Debt is a common issue in modern married life. Many couples have to put at least some of their expenses on credit. Sharing financial accounts is common practice for married couples, which means you share debt as well as personal property.
Both spouses may have their own card attached to the same account, or one spouse may use their personal account to cover household expenses. When you divorce in New Jersey, the equitable distribution standard applies to not just your assets but also your debt.
Could your ex manipulate the situation so that you somehow become responsible for their credit card debt?
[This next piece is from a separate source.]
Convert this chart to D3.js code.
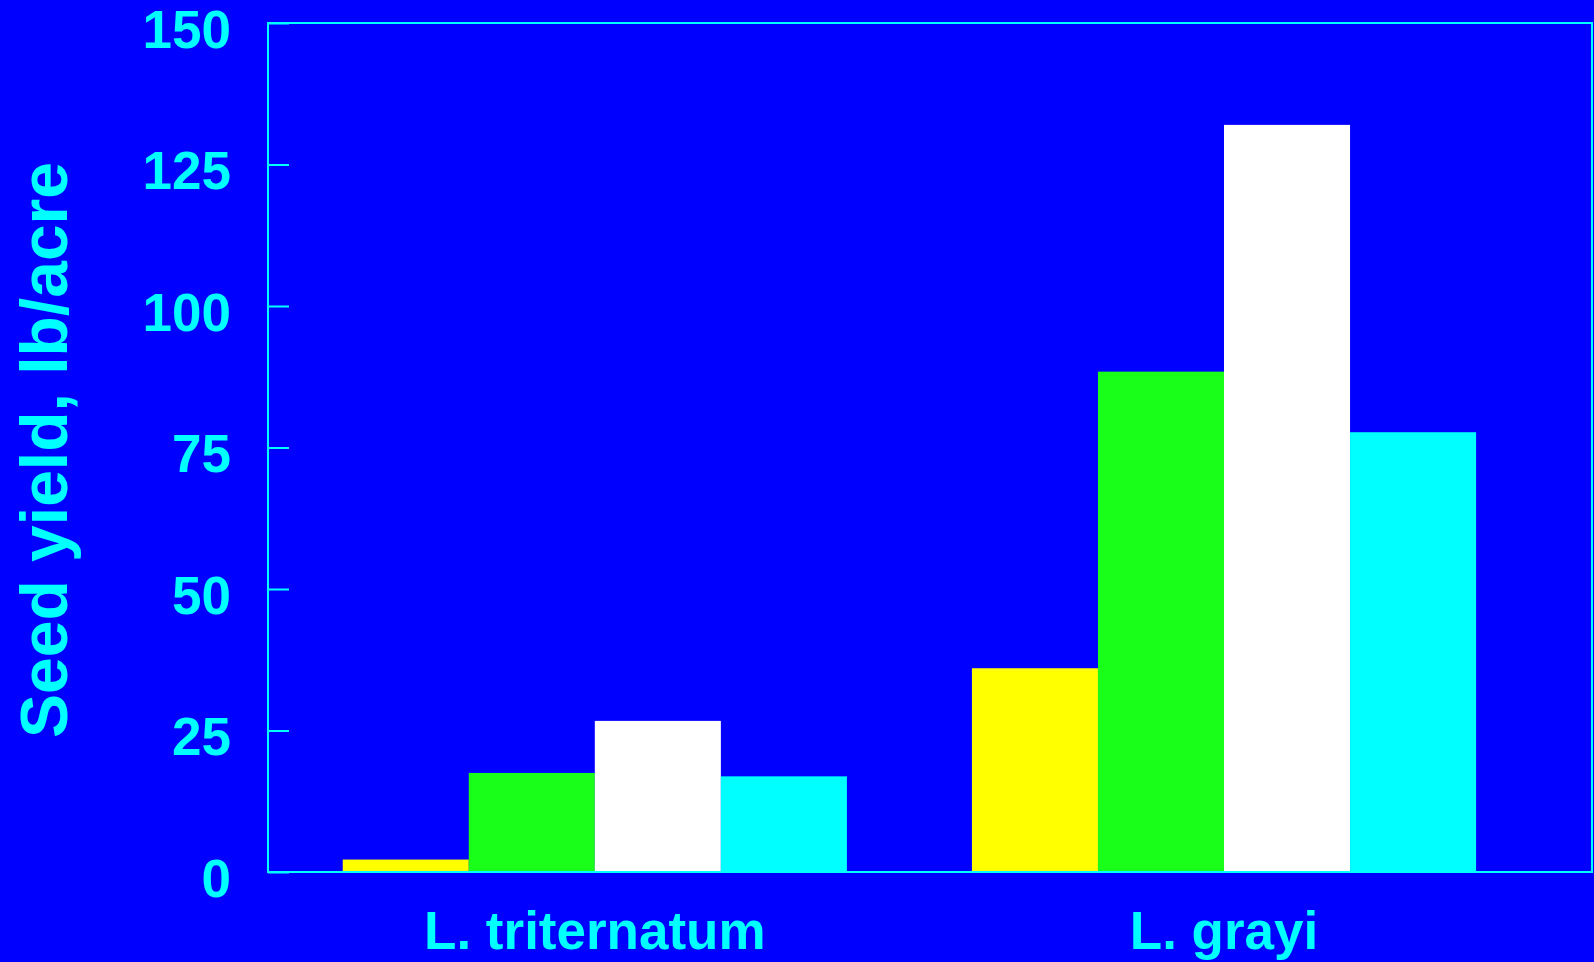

Not all debts are subject to division
In scenarios where one spouse wastefully spends money to punish their ex, the courts may choose to exclude those amounts from property division proceedings. A debt that someone accrued prior to getting married or after legally separating from their spouse may not be part of the asset division process either.
However, even debts in one person’s name from during the marriage will likely get split up in your divorce proceedings. Gathering evidence about the way you or your spouse used financial accounts or why you believe a specific debt is separate property can help you advocate for yourself during divorce litigation.
Understanding the basic rules of debt division can also help you fight back against unfair demands made by your ex during negotiations or mediation. If one spouse assumes more of the marital debt than the other, they could receive more marital property to compensate them for that or have reduced support obligations because they agree to pay those credit card debts.
Understanding the financial rules that apply in New Jersey divorces can lead to better outcomes.